#### Figure scripts
######
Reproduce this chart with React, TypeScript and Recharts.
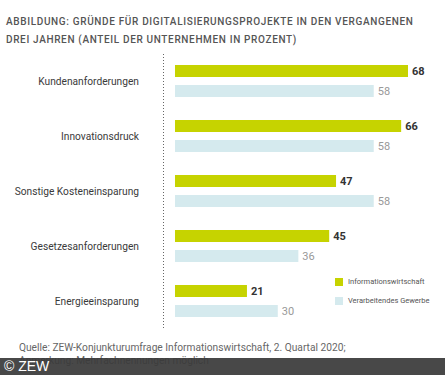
import { BarChart, Bar, XAxis, YAxis, LabelList, ReferenceLine } from "recharts"

const categories = [
  "Kundenanforderungen",
  "Innovationsdruck",
  "Sonstige Kosteneinsparung",
  "Gesetzesanforderungen",
  "Energieeinsparung",
]
const infoValues = [68, 66, 47, 45, 21]
const industryValues = [58, 58, 58, 36, 30]
const seriesNames = ["Informationswirtschaft", "Verarbeitendes Gewerbe"]

const GREEN = "#c6d300"
const LIGHT = "#d5eaee"
const FONT = "Roboto, 'Open Sans', sans-serif"
const AXIS_START = -3.5

const data = categories.map((name, i) => ({
  name,
  info: infoValues[i],
  industry: industryValues[i],
}))

function CategoryTick(props: any) {
  const { x, y, payload } = props
  return (
    <text
      x={x - 16}
      y={y}
      dy={4}
      textAnchor="end"
      fill="#3a3a3a"
      fontSize={10.2}
      fontFamily={FONT}
    >
      {payload.value}
    </text>
  )
}

function Legend() {
  return (
    <div style={{ position: "absolute", left: 335, top: 272, fontFamily: FONT, fontSize: 7.5, color: "#555" }}>
      {seriesNames.map((n, i) => (
        <div key={n} style={{ display: "flex", alignItems: "center", height: 19 }}>
          <span style={{ width: 8, height: 8, background: i === 0 ? GREEN : LIGHT, marginRight: 5, display: "inline-block" }} />
          {n}
        </div>
      ))}
    </div>
  )
}

export default function App() {
  return (
    <div style={{ position: "absolute", left: 0, top: 0, width: 445, height: 375, background: "#fff", overflow: "hidden" }}>
      <div
        style={{
          position: "absolute",
          left: 6,
          top: 13,
          fontFamily: FONT,
          fontSize: 10,
          fontWeight: 500,
          letterSpacing: 0.65,
          lineHeight: "18px",
          color: "#555",
        }}
      >
        ABBILDUNG: GRÜNDE FÜR DIGITALISIERUNGSPROJEKTE IN DEN VERGANGENEN
        <br />
        DREI JAHREN (ANTEIL DER UNTERNEHMEN IN PROZENT)
      </div>
      <BarChart
        width={445}
        height={375}
        data={data}
        layout="vertical"
        margin={{ top: 53, right: 37, bottom: 47, left: 0 }}
        barSize={12}
        barGap={8}
        style={{ position: "absolute", left: 0, top: 0 }}
      >
        <XAxis type="number" domain={[AXIS_START, 68]} allowDataOverflow hide />
        <YAxis
          type="category"
          dataKey="name"
          width={163}
          tickLine={false}
          axisLine={false}
          tick={<CategoryTick />}
        />
        <ReferenceLine
          x={AXIS_START + 0.15}
          stroke="#666"
          strokeWidth={1}
          strokeDasharray="1 2"
          ifOverflow="visible"
        />
        <Bar dataKey="info" fill={GREEN} isAnimationActive={false}>
          <LabelList
            dataKey="info"
            position="right"
            offset={4}
            fill="#333"
            fontWeight={700}
            fontSize={11}
            fontFamily={FONT}
          />
        </Bar>
        <Bar dataKey="industry" fill={LIGHT} isAnimationActive={false}>
          <LabelList
            dataKey="industry"
            position="right"
            offset={4}
            fill="#999"
            fontSize={11}
            fontFamily={FONT}
          />
        </Bar>
      </BarChart>
      <Legend />
      <div
        style={{
          position: "absolute",
          left: 19,
          top: 341,
          fontFamily: FONT,
          fontSize: 10.2,
          lineHeight: "13px",
          color: "#666",
        }}
      >
        Quelle: ZEW-Konjunkturumfrage Informationswirtschaft, 2. Quartal 2020;
        <br />
        Anmerkung: Mehrfachnennungen möglich
      </div>
      <div
        style={{
          position: "absolute",
          left: 0,
          top: 358,
          width: 445,
          height: 17,
          background: "rgba(58,58,58,0.93)",
          color: "#fff",
          fontFamily: "'Liberation Sans', Arial, sans-serif",
          fontSize: 14,
          lineHeight: "17px",
          paddingLeft: 4,
        }}
      >
        © ZEW
      </div>
    </div>
  )
}
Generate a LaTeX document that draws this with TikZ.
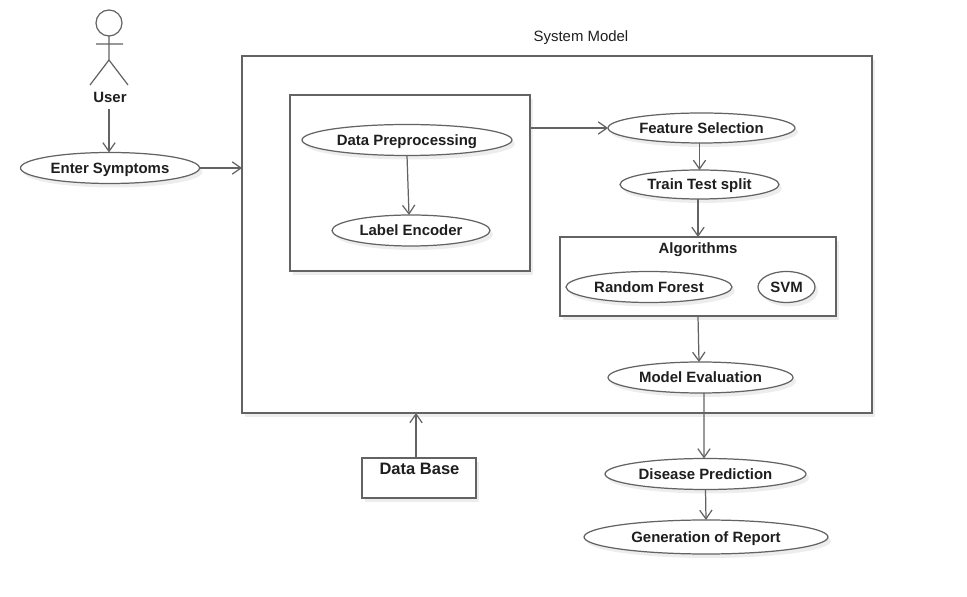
######
#### TASK BRIEF
Repeat only what runs from the first line of the records above to the line with "YAxis, LabelList, ReferenceLine", both included, word for word, minus the pictures.

#### WRITTEN REPLY
Reproduce this chart with React, TypeScript and Recharts.
import { BarChart, Bar, XAxis, YAxis, LabelList, ReferenceLine } from "recharts"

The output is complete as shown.